Optimalisatie van de veevoeding blijkt in de praktijk één van de meest belangrijke schakels tot succes van een stabiele en duurzame bedrijfsvoering. Denk aan het verminderen van stikstof en fosfaat in mest, ammoniak en broeikasgassen. Ondernemers sturen echter in praktijk sterk op diergezondheid en voerkosten en willen hier goede resultaten in behalen. Logisch dus dat het veehouderijonderwijs niet stil blijft zitten.
Om het veevoedingsonderwijs en toegepast veevoedingsonderzoek naar een hoger niveau te tillen, gaan Mammut Nederland en Aeres Hogeschool Dronten samenwerken op het gebied van verdere optimalisatie van rantsoenen door het mengproces te optimaliseren. Diverse zaken als laadvolgorde van producten en mengtijd blijken in de praktijk nogal eens onderbelicht. Stel er komt een nieuw bijproduct in het rantsoen, vanwege lagere kosten. Wanneer voeg je deze dan toe in de mengwagen? Of maakt dit niet uit?
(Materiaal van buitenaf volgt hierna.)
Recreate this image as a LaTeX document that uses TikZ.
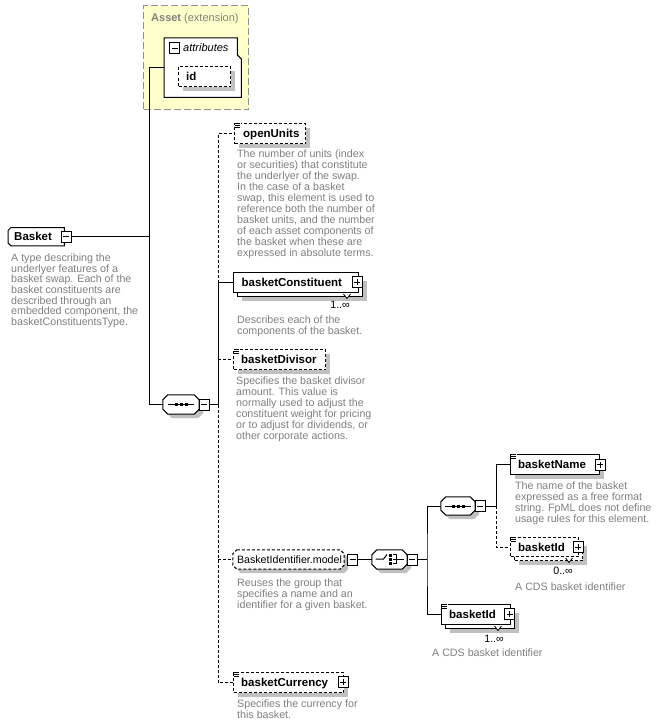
\documentclass[tikz,border=0pt]{standalone}
\usepackage{fontspec}
\setmainfont{Liberation Sans}
\usetikzlibrary{shadows,calc}
\definecolor{descgray}{HTML}{808080}
\definecolor{shadowgray}{HTML}{C0C0C0}
\definecolor{assetfill}{HTML}{FFFFCC}
\definecolor{assetborder}{HTML}{909090}

\tikzset{
 conn/.style={line width=1pt},
 optconn/.style={line width=1pt, dash pattern=on 3pt off 2pt},
 boxshadow/.style={drop shadow={shadow xshift=4pt, shadow yshift=-4pt, fill=shadowgray, opacity=1}},
 elembox/.style={draw, fill=white, line width=1pt, rectangle, inner sep=0pt, anchor=north west},
 optbox/.style={elembox, dash pattern=on 3pt off 2pt},
 elname/.style={font=\bfseries\fontsize{11.5}{13}\selectfont, inner sep=0pt, anchor=west, text height=8pt, text depth=0pt},
 grpname/.style={font=\fontsize{10.67}{13}\selectfont, inner sep=0pt, anchor=west, text height=7.6pt, text depth=0pt},
 desc/.style={font=\fontsize{10.67}{11}\selectfont, text=descgray, align=left, inner sep=0pt, anchor=north west},
 mult/.style={font=\fontsize{10.67}{13}\selectfont, inner sep=0pt, anchor=east, text height=7pt, text depth=0pt},
 pmbox/.style={draw, fill=white, line width=1pt, minimum width=10pt, minimum height=11pt, inner sep=0pt},
 pmsign/.style={line width=1pt},
 octpath/.style={draw, fill=white, line width=1pt},
}

\newcommand\minusicon[3]{%
  \node[pmbox] (#1) at (#2,#3) {};
  \draw[pmsign] ([xshift=-3pt]#1.center) -- ([xshift=3pt]#1.center);}
\newcommand\plusicon[3]{%
  \node[pmbox] (#1) at (#2,#3) {};
  \draw[pmsign] ([xshift=-3pt]#1.center) -- ([xshift=3pt]#1.center)
    ([yshift=-3pt]#1.center) -- ([yshift=3pt]#1.center);}
\newcommand\simpleicon[1]{%
  \fill[white] ([xshift=0.5pt,yshift=0.5pt]#1.north west) rectangle ([xshift=6.5pt,yshift=-5pt]#1.north west);
  \draw[line width=0.7pt] ([xshift=1pt,yshift=-0.5pt]#1.north west) -- ++(5pt,0pt)
    ([xshift=1pt,yshift=-2.3pt]#1.north west) -- ++(5pt,0pt)
    ([xshift=1pt,yshift=-4.1pt]#1.north west) -- ++(5pt,0pt);}
% name, cx, cy, width, height, chamfer, extra style
\newcommand\octnode[7]{%
  \node[inner sep=0pt, minimum width=#4pt, minimum height=#5pt] (#1) at (#2,#3) {};
  \path[octpath,#7] ([xshift=#6pt]#1.north west) -- ([xshift=-#6pt]#1.north east)
    -- ([yshift=-#6pt]#1.north east) -- ([yshift=#6pt]#1.south east)
    -- ([xshift=-#6pt]#1.south east) -- ([xshift=#6pt]#1.south west)
    -- ([yshift=#6pt]#1.south west) -- ([yshift=-#6pt]#1.north west) -- cycle;}
\newcommand\seqicon[1]{%
  \draw[line width=1pt] ([xshift=-13pt]#1.center) -- ([xshift=13pt]#1.center);
  \foreach \dx in {-5,0,5}{\fill ([xshift=\dx pt-1.5pt,yshift=-1.5pt]#1.center) rectangle ++(3pt,3pt);}}
\newcommand\notchmark[2]{%
  \draw[line width=0.8pt, fill=white] (#1-3.5,#2-2) -- (#1,#2+2.5) -- (#1+3.5,#2-2);}

\begin{document}
\begin{tikzpicture}[x=1pt,y=-1pt]
\useasboundingbox[fill=white] (0,0) rectangle (659,725);

% ---------------- Asset extension
\node[draw=assetborder, fill=assetfill, line width=1.2pt, dash pattern=on 7pt off 3pt,
      minimum width=105pt, minimum height=104pt, inner sep=0pt, anchor=north west] (asset) at (143,5) {};
\node[inner sep=0pt, anchor=west, text=descgray, font=\fontsize{11}{13}\selectfont, text height=8pt, text depth=0pt]
      (assetL) at (151,18) {\textbf{Asset} (extension)};
\node[inner sep=0pt, minimum width=77pt, minimum height=59pt, anchor=north west] (attrs) at (164,38) {};
\draw[line width=1pt, fill=white] (attrs.north west) -- ([xshift=-4pt]attrs.north east)
   -- ([xshift=-4pt,yshift=-17pt]attrs.north east) -- ([yshift=-21pt]attrs.north east)
   -- (attrs.south east) -- (attrs.south west) -- cycle;
\minusicon{attrsM}{174.5}{48.5}
\node[inner sep=0pt, anchor=west, font=\itshape\fontsize{11}{13}\selectfont, text height=8pt, text depth=0pt]
      (attrsL) at (183,48) {attributes};
\node[optbox, boxshadow, minimum width=52pt, minimum height=20pt] (idbox) at (178,66) {};
\node[elname] (idL) at ([xshift=8pt]idbox.west) {id};

% ---------------- Basket
\node[inner sep=0pt, minimum width=56pt, minimum height=18pt, anchor=north west] (Basket) at (8,227.5) {};
\draw[line width=1pt, fill=white] ([xshift=3pt]Basket.north west) -- (Basket.north east)
   -- (Basket.south east) -- ([xshift=3pt]Basket.south west)
   -- ([yshift=3pt]Basket.south west) -- ([yshift=-3pt]Basket.north west) -- cycle;
\node[elname] (BasketL) at (14,236.5) {Basket};
\minusicon{BasketM}{66}{236.5}
\node[desc, font=\fontsize{10.67}{10.7}\selectfont] (BasketD) at (11,253.5) {A type describing the\\
underlyer features of a\\basket swap. Each of the\\basket constituents are\\described through an\\
embedded component, the\\basketConstituentsType.};

% ---------------- top-level sequence
\octnode{seq1}{181}{404.5}{36}{19}{5}{boxshadow}
\seqicon{seq1}
\minusicon{seq1M}{204}{404.5}
\coordinate (trunk) at (149,236.5);
\draw[conn] (BasketM.east) -- (trunk);
\draw[conn] (attrs.west) -| (seq1.west -| trunk) -- (seq1.west);

% ---------------- openUnits
\node[optbox, boxshadow, minimum width=71pt, minimum height=20pt] (openUnits) at (234,123) {};
\simpleicon{openUnits}
\node[elname] (openUnitsL) at ([xshift=9pt]openUnits.west) {openUnits};
\node[desc] (openUnitsD) at (237,149.5) {The number of units (index\\or securities) that constitute\\
the underlyer of the swap.\\In the case of a basket\\swap, this element is used to\\
reference both the number of\\basket units, and the number\\of each asset components of\\
the basket when these are\\expressed in absolute terms.};

% ---------------- basketConstituent
\node[elembox, boxshadow, minimum width=125pt, minimum height=20pt] (basketConstituentB) at (237,276) {};
\node[elembox, minimum width=125pt, minimum height=20pt] (basketConstituent) at (233,272) {};
\node[elname] (basketConstituentL) at ([xshift=8.5pt]basketConstituent.west) {basketConstituent};
\plusicon{basketConstituentP}{357}{282}
\notchmark{347}{296}
\node[mult] (basketConstituentM) at (350,305) {1..∞};
\node[desc] (basketConstituentD) at (237,316) {Describes each of the\\components of the basket.};

% ---------------- basketDivisor
\node[optbox, boxshadow, minimum width=92pt, minimum height=20pt] (basketDivisor) at (233,349) {};
\simpleicon{basketDivisor}
\node[elname] (basketDivisorL) at ([xshift=8pt]basketDivisor.west) {basketDivisor};
\node[desc] (basketDivisorD) at (236,377) {Specifies the basket divisor\\amount. This value is\\
normally used to adjust the\\constituent weight for pricing\\or to adjust for dividends, or\\other corporate actions.};

% ---------------- BasketIdentifier.model
\octnode{BasketIdentifier}{288.5}{559.5}{111}{19}{4}{boxshadow, dash pattern=on 3pt off 2pt}
\node[grpname] (BasketIdentifierL) at ([xshift=4pt]BasketIdentifier.west) {BasketIdentifier.model};
\minusicon{BasketIdentifierM}{352.5}{559.5}
\node[desc] (BasketIdentifierD) at (237,578.5) {Reuses the group that\\specifies a name and an\\identifier for a given basket.};

% ---------------- basketCurrency
\node[optbox, boxshadow, minimum width=110pt, minimum height=20pt] (basketCurrency) at (233,672) {};
\simpleicon{basketCurrency}
\node[elname] (basketCurrencyL) at ([xshift=8pt]basketCurrency.west) {basketCurrency};
\plusicon{basketCurrencyP}{343}{682}
\node[desc] (basketCurrencyD) at (237,699.5) {Specifies the currency for\\this basket.};

% ---------------- bus 1
\coordinate (bus1) at (218,404.5);
\draw[conn] (seq1M.east) -- (bus1);
\draw[conn] (bus1) -- (basketConstituent.west -| bus1) -- (basketConstituent.west);
\draw[optconn] (basketConstituent.west -| bus1) -- (openUnits.west -| bus1) -- (openUnits.west);
\draw[optconn] (basketDivisor.west -| bus1) -- (basketDivisor.west);
\draw[optconn] (bus1) -- (basketCurrency.west -| bus1) -- (basketCurrency.west);
\draw[optconn] (BasketIdentifier.west -| bus1) -- (BasketIdentifier.west);

% ---------------- choice
\octnode{choice}{389.5}{559.5}{35}{19}{5}{boxshadow}
\draw[line width=1pt] ($(choice.center)+(-14,-0.5)$) -- ($(choice.center)+(-6,-0.5)$) -- ($(choice.center)+(-2.5,-5)$);
\foreach \dy in {-5.5,-1.5,2.5}{\fill ($(choice.center)+(-1,\dy)$) rectangle ++(3pt,-3pt);}
\draw[line width=1pt] ($(choice.center)+(3,-5)$) -- ($(choice.center)+(7,-5)$) -- ($(choice.center)+(7,4)$) -- ($(choice.center)+(3,4)$)
   ($(choice.center)+(3,-0.5)$) -- ($(choice.center)+(14,-0.5)$);
\minusicon{choiceM}{412}{559.5}
\draw[conn] (BasketIdentifierM.east) -- (choice.west);

% ---------------- inner sequence
\octnode{seq2}{458}{506}{34}{18}{5}{boxshadow}
\seqicon{seq2}
\minusicon{seq2M}{480}{506}

% ---------------- basketName
\node[elembox, boxshadow, minimum width=89pt, minimum height=20pt] (basketName) at (510,454) {};
\simpleicon{basketName}
\node[elname] (basketNameL) at ([xshift=8pt]basketName.west) {basketName};
\plusicon{basketNameP}{600}{464.5}
\node[desc] (basketNameD) at (515,481.5) {The name of the basket\\expressed as a free format\\
string. FpML does not define\\usage rules for this element.};

% ---------------- basketId (optional)
\node[optbox, boxshadow, minimum width=68pt, minimum height=19pt] (basketIdOB) at (514,541) {};
\node[optbox, minimum width=68pt, minimum height=19pt] (basketIdO) at (510,537) {};
\simpleicon{basketIdO}
\node[elname] (basketIdOL) at ([xshift=8pt]basketIdO.west) {basketId};
\plusicon{basketIdOP}{578}{547}
\notchmark{569}{560}
\node[mult] (basketIdOM) at (573,571) {0..∞};
\node[desc] (basketIdOD) at (515,582.5) {A CDS basket identifier};

% ---------------- basketId (required)
\node[elembox, boxshadow, minimum width=69pt, minimum height=20pt] (basketIdRB) at (445,608) {};
\node[elembox, minimum width=69pt, minimum height=20pt] (basketIdR) at (441,604) {};
\simpleicon{basketIdR}
\node[elname] (basketIdRL) at ([xshift=8pt]basketIdR.west) {basketId};
\plusicon{basketIdRP}{509.5}{614}
\notchmark{498}{628}
\node[mult] (basketIdRM) at (504,639) {1..∞};
\node[desc] (basketIdRD) at (432,648.5) {A CDS basket identifier};

% ---------------- buses 2 and 3
\coordinate (bus2) at (427,559.5);
\draw[conn] (choiceM.east) -- (bus2);
\draw[conn] (seq2.west) -| (bus2) |- (basketIdR.west);
\coordinate (bus3) at (496,506);
\draw[conn] (seq2M.east) -- (bus3) |- (basketName.west);
\draw[optconn] (bus3) |- (basketIdO.west);

\end{tikzpicture}
\end{document}
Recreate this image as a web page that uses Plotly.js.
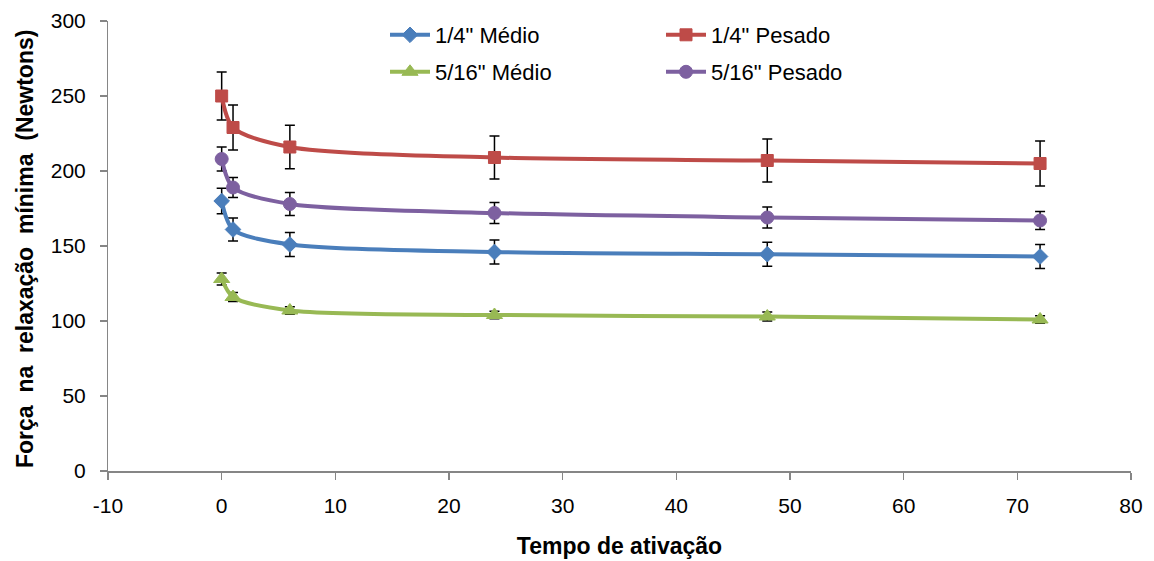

Diverse praktijkvragen die de komende 2 jaar worden onderzocht.
Echter, juist op het terrein van het agrarisch onderwijs vindt een nog grotere vernieuwing plaats. “We zien in de praktijk dat onze studenten al goed zijn in het berekenen van rantsoenen. Nu willen we de studenten ook zelf laten ontdekken wat deze rantsoenen in de praktijk doen” zegt Jan Bloemert, bedrijfsleider Melkvee van Aeres Farms. “Daarom gaan we met partijen uit de mengvoerindustrie en Aeres Farms ook rantsoenen samenstellen, mengen en voeren. Dit kunnen rantsoenen zijn met verschillende doelstellingen. Hoog BEX (bedrijfsspecifieke excretie) voordeel, lage voerkosten, volledig gemengd rantsoen of juist niet, effect van structuur- of watertoevoeging op voerselectie, enzovoort.” “Met deze nieuwe opzet kunnen studenten ook ervaring opdoen met voeropnames van koeien en de bijbehorende melkgift en samenstelling” vult Bonne Wiersma van Mammut Nederland aan. Tevens kan op Aeres Farms de vreet- en herkauwactiviteit nauwkeurig worden bepaald en vervolgens in relatie worden gebracht met het laad- en mengproces.